Someday When I Rule You

quote from Emperor AugustusSo it’s presidential election year! I’m feeling a little schizophrenic, shifting back and forth between the gleeful pleasure of the wildass campaign, and the sick realization that someone is actually going to be elected.

Most of the rhetorical analysis I was reading at first was going to Donald Trump. Of course it took some doing to keep up with the deranged, offensive, ignorant things he said, but then that effort went from drinking from a fire hose to trying to swallow a tsunami as it roared in full of racist stupidity and imaginary “facts”. Basically, though, Donald Trump is simple. He’s pathologically insecure and he wants to be liked and told what a good boy he is. He’ll never get enough, but that’s what he wants.

A more subtle and incredibly dangerous character is Ted Cruz. Unlike Trump, Cruz doesn’t want attention, and he doesn’t care whether anyone likes him. He wants one thing—power—and he will say or do anything to get it. If Ted Cruz was absolutely convinced that he could be elected President by becoming a Democrat, he’d be the most liberal person out there tomorrow.

But for his current approach, let’s take a look at some of the rhetoric on his website. The home page opens with “Join the movement of Courageous Conservatives”, telling us that those other conservatives are not courageous. Given Cruz’s past, the word “courageous” must mean “rigid, inflexible, and intolerant”. Also notice that he’s not actually conservative. A real conservative would never dream of shutting down the government just to make a political point, but Cruz didn’t hesitate for one second when he tried. As I said above, however, he has no actual beliefs other than wanting power.

When you look at the home page of the website for Cruz, you also find a truly interesting bit of rhetoric, not immediately obvious. The top of the page has 8 links, including the mysterious “ES”. That link goes to a Spanish-language version of the page, something you might not know unless you speak Spanish, in which case you could make a guess that it stands for Español.

There is far more than enough room at the top of the page to fully spell out the word, instead of using a blatantly weird abbreviation. If they did, however, even the uneducated poor whites who plan to vote for Cruz might recognize “Español” as a Spanish word. Those angry poor whites (or in Cruz language, “voters”) are exactly the sort of people who damn well don’t want to see any Spanish on the website of their candidate. So with a strange little abbreviation, Cruz hopes to hide the Spanish part of his website, but when speaking to a Hispanic audience, he can say “And look, my website is even in Spanish.” Amigos.
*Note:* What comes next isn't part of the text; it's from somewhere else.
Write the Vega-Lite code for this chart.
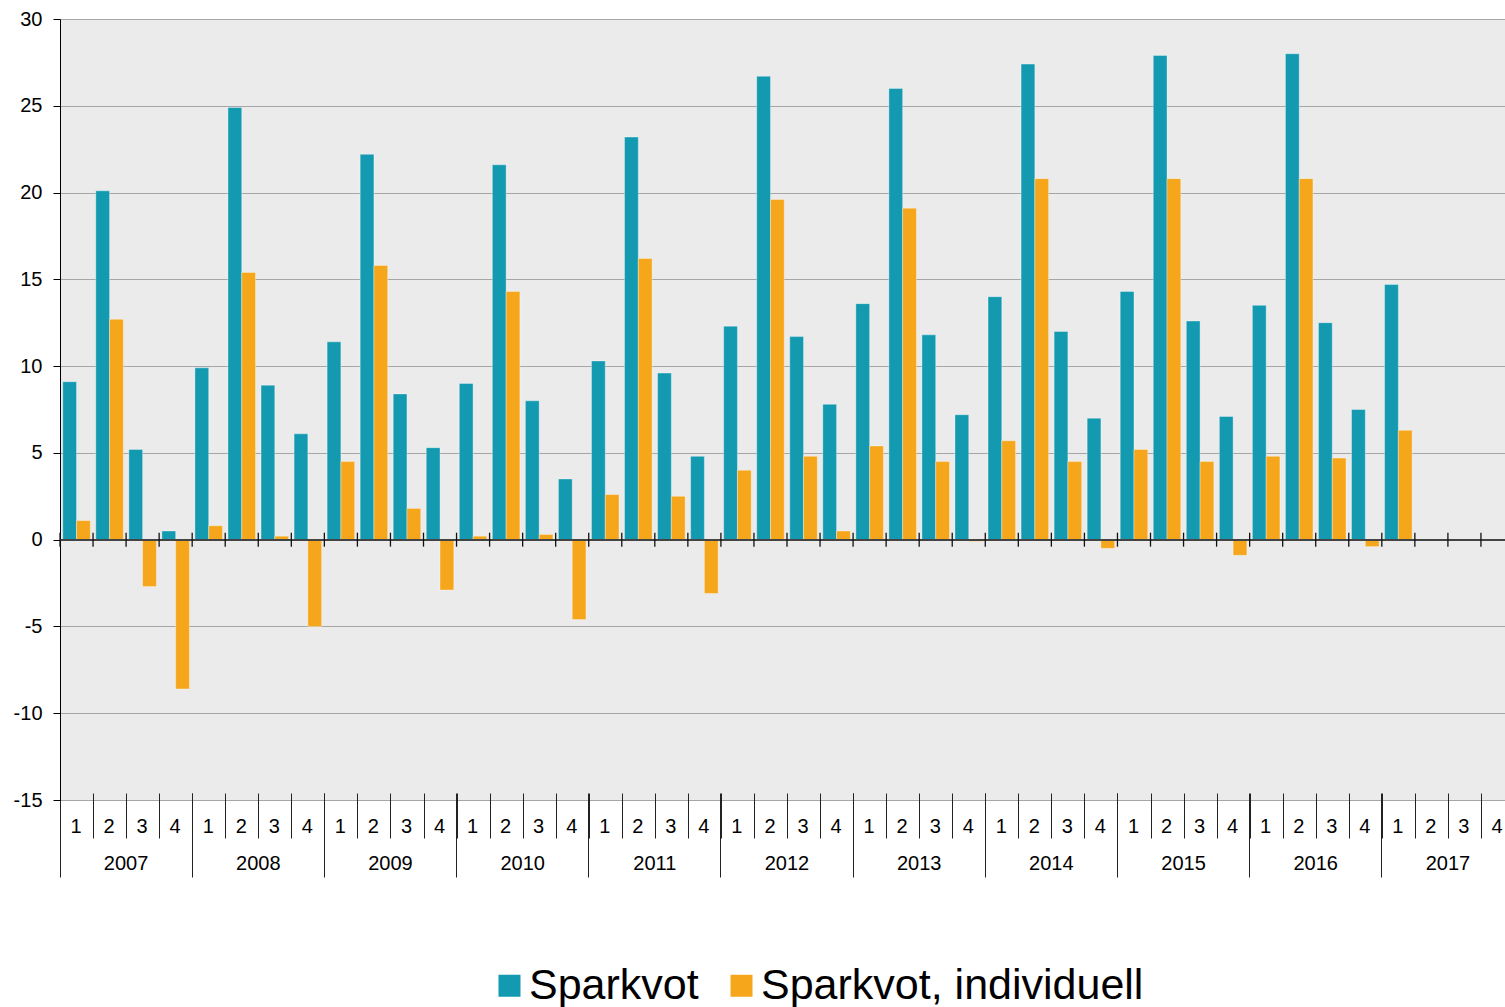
{
  "$schema": "https://vega.github.io/schema/vega-lite/v6.json",
  "width": 1454,
  "height": 781,
  "autosize": "none",
  "padding": {"left": 60, "top": 19, "right": 0, "bottom": 207},
  "background": "white",
  "config": {
    "font": "Liberation Sans",
    "view": {"fill": "#EBEBEB", "stroke": null},
    "axis": {"labelFont": "Liberation Sans", "labelColor": "#000", "titleColor": "#000"}
  },
  "data": {
    "values": [
      {"p": "2007-1", "Sparkvot": 9.1, "Sparkvot, individuell": 1.1},
      {"p": "2007-2", "Sparkvot": 20.1, "Sparkvot, individuell": 12.7},
      {"p": "2007-3", "Sparkvot": 5.2, "Sparkvot, individuell": -2.7},
      {"p": "2007-4", "Sparkvot": 0.5, "Sparkvot, individuell": -8.6},
      {"p": "2008-1", "Sparkvot": 9.9, "Sparkvot, individuell": 0.8},
      {"p": "2008-2", "Sparkvot": 24.9, "Sparkvot, individuell": 15.4},
      {"p": "2008-3", "Sparkvot": 8.9, "Sparkvot, individuell": 0.2},
      {"p": "2008-4", "Sparkvot": 6.1, "Sparkvot, individuell": -5.0},
      {"p": "2009-1", "Sparkvot": 11.4, "Sparkvot, individuell": 4.5},
      {"p": "2009-2", "Sparkvot": 22.2, "Sparkvot, individuell": 15.8},
      {"p": "2009-3", "Sparkvot": 8.4, "Sparkvot, individuell": 1.8},
      {"p": "2009-4", "Sparkvot": 5.3, "Sparkvot, individuell": -2.9},
      {"p": "2010-1", "Sparkvot": 9.0, "Sparkvot, individuell": 0.2},
      {"p": "2010-2", "Sparkvot": 21.6, "Sparkvot, individuell": 14.3},
      {"p": "2010-3", "Sparkvot": 8.0, "Sparkvot, individuell": 0.3},
      {"p": "2010-4", "Sparkvot": 3.5, "Sparkvot, individuell": -4.6},
      {"p": "2011-1", "Sparkvot": 10.3, "Sparkvot, individuell": 2.6},
      {"p": "2011-2", "Sparkvot": 23.2, "Sparkvot, individuell": 16.2},
      {"p": "2011-3", "Sparkvot": 9.6, "Sparkvot, individuell": 2.5},
      {"p": "2011-4", "Sparkvot": 4.8, "Sparkvot, individuell": -3.1},
      {"p": "2012-1", "Sparkvot": 12.3, "Sparkvot, individuell": 4.0},
      {"p": "2012-2", "Sparkvot": 26.7, "Sparkvot, individuell": 19.6},
      {"p": "2012-3", "Sparkvot": 11.7, "Sparkvot, individuell": 4.8},
      {"p": "2012-4", "Sparkvot": 7.8, "Sparkvot, individuell": 0.5},
      {"p": "2013-1", "Sparkvot": 13.6, "Sparkvot, individuell": 5.4},
      {"p": "2013-2", "Sparkvot": 26.0, "Sparkvot, individuell": 19.1},
      {"p": "2013-3", "Sparkvot": 11.8, "Sparkvot, individuell": 4.5},
      {"p": "2013-4", "Sparkvot": 7.2, "Sparkvot, individuell": -0.1},
      {"p": "2014-1", "Sparkvot": 14.0, "Sparkvot, individuell": 5.7},
      {"p": "2014-2", "Sparkvot": 27.4, "Sparkvot, individuell": 20.8},
      {"p": "2014-3", "Sparkvot": 12.0, "Sparkvot, individuell": 4.5},
      {"p": "2014-4", "Sparkvot": 7.0, "Sparkvot, individuell": -0.5},
      {"p": "2015-1", "Sparkvot": 14.3, "Sparkvot, individuell": 5.2},
      {"p": "2015-2", "Sparkvot": 27.9, "Sparkvot, individuell": 20.8},
      {"p": "2015-3", "Sparkvot": 12.6, "Sparkvot, individuell": 4.5},
      {"p": "2015-4", "Sparkvot": 7.1, "Sparkvot, individuell": -0.9},
      {"p": "2016-1", "Sparkvot": 13.5, "Sparkvot, individuell": 4.8},
      {"p": "2016-2", "Sparkvot": 28.0, "Sparkvot, individuell": 20.8},
      {"p": "2016-3", "Sparkvot": 12.5, "Sparkvot, individuell": 4.7},
      {"p": "2016-4", "Sparkvot": 7.5, "Sparkvot, individuell": -0.4},
      {"p": "2017-1", "Sparkvot": 14.7, "Sparkvot, individuell": 6.3},
      {"p": "2017-2"},
      {"p": "2017-3"},
      {"p": "2017-4"}
    ]
  },
  "resolve": {"axis": {"x": "independent"}},
  "layer": [
    {
      "transform": [{"fold": ["Sparkvot", "Sparkvot, individuell"], "as": ["serie", "varde"]}],
      "mark": {"type": "bar", "stroke": "white", "strokeOpacity": 0.35, "strokeWidth": 1},
      "encoding": {
        "x": {
          "field": "p", "type": "ordinal",
          "scale": {"paddingInner": 0, "paddingOuter": 0},
          "axis": {
            "orient": "bottom", "offset": -7, "tickBand": "extent", "tickSize": 45,
            "tickColor": "#222", "tickWidth": 1, "domain": false, "grid": false,
            "labelExpr": "split(datum.value, '-')[1]", "labelAngle": 0,
            "labelBaseline": "middle", "labelPadding": -12, "labelFontSize": 20,
            "labelOffset": -1,
            "title": null
          }
        },
        "xOffset": {
          "field": "serie", "type": "nominal",
          "scale": {"domain": ["Sparkvot", "Sparkvot, individuell"], "paddingOuter": 0.2, "paddingInner": 0}
        },
        "y": {
          "field": "varde", "type": "quantitative",
          "scale": {"domain": [-15, 30], "nice": false, "zero": false},
          "axis": {
            "values": [-15, -10, -5, 0, 5, 10, 15, 20, 25, 30],
            "labelExpr": "datum.value + ''",
            "grid": true, "gridColor": "#A6A6A6", "gridWidth": 1,
            "domainColor": "#000", "domainWidth": 1, "tickColor": "#000", "tickSize": 7,
            "labelFontSize": 20, "labelPadding": 11, "title": null
          }
        },
        "color": {
          "field": "serie", "type": "nominal",
          "scale": {"domain": ["Sparkvot", "Sparkvot, individuell"], "range": ["#139AB1", "#F5A61B"]},
          "legend": {
            "orient": "none", "legendX": 428, "legendY": 945, "direction": "horizontal",
            "title": null, "symbolType": "square", "symbolSize": 484, "symbolStrokeWidth": 0,
            "labelFontSize": 43, "labelColor": "#000", "columnPadding": 21, "labelOffset": -2,
            "labelLimit": 0
          }
        }
      }
    },
    {
      "mark": {"type": "rule", "color": "#444", "strokeWidth": 1.5},
      "encoding": {"y": {"datum": 0}}
    },
    {
      "mark": {"type": "tick", "orient": "vertical", "size": 14, "thickness": 1.3, "color": "#111", "opacity": 1},
      "encoding": {
        "x": {
          "field": "p", "type": "ordinal", "bandPosition": 0,
          "axis": {
            "orient": "bottom", "offset": -7,
            "values": ["2007-1", "2008-1", "2009-1", "2010-1", "2011-1", "2012-1", "2013-1", "2014-1", "2015-1", "2016-1", "2017-1"],
            "bandPosition": 0, "tickSize": 84, "tickColor": "#222", "tickWidth": 1,
            "domain": false, "grid": false,
            "labelExpr": "slice(datum.value, 0, 4)", "labelOffset": 49.57, "labelAngle": 0,
            "labelBaseline": "middle", "labelPadding": -14, "labelFontSize": 20,
            "title": null
          }
        },
        "y": {"datum": 0}
      }
    }
  ]
}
Among the other links at the top of the home page is one called Issues, with a dropdown menu containing 9 further links, including “Restore the Constitution”. That phrase of course means that we’re currently not using the Constitution, although we are, but…anyway. Click on that link and the next page reads at the top “Defending the Constitution of the United States of America”. Adding the phrase “of America”, which we don’t usually say, makes it sound more grand, more serious, more Ted Cruz-y.

The page argues that Ted Cruz is a valiant defender of the Constitution, with statements such as “Unfortunately, recent administrations have defied the Constitution and the rule of law, and as a result we are less free.” So Cruz, who once worked at the Supreme Court, as the same webpage tells us, will never tolerate someone not following the law, particularly once the Supreme Court where he worked has ruled on the law.

Except… This is a good place to note that when Kim Davis, the county clerk in Kentucky, said she would not abide by the Supreme Court ruling on gay marriage and issue licenses—even though she could have avoided doing so by quitting her $80,000-a-year job, Ted Cruz rushed to stand with Kim Davis in front of television cameras, to support her defiance of “the rule of law” (to quote his webpage). Cruz thought supporting Kim Davis would be good for him politically, since the people he wants to appeal to are generally anti-gay marriage, and when it comes to hating gays, it’s Constitution? What Constitution? I mentioned that Ted Cruz has no actual beliefs, right?

For a person who took loans from Goldman Sachs to get into the Senate (a major part of Washington, if that point got missed), Cruz says a lot about how much he’s against Washington (and against Goldman Sachs). Then again, Washington is mostly against him, too, because practically every politician who knows Ted Cruz dislikes him, in many cases extremely. Even politicians no longer in power, like George W. Bush and Bob Dole, have gone out of their way to publicly say they don’t like Ted Cruz.

Also under the Issues link of Cruz’s home page, we can follow the secondary link “Rein in Washington” (the place he borrowed one million dollars to get elected to), to a page that reads at the top “Trusted Conservative Leadership”. This phrase raises some questions. We already know he’s not conservative, but to be a leader, don’t people have to follow you? And if none of your colleagues respect you, how are you a trusted leader? Or is the phrase Trusted Conservative Leadership just meaningless noise you make when you run for office? Maybe it doesn’t matter if they respect you, since you’ll take care of that little problem after you gain power.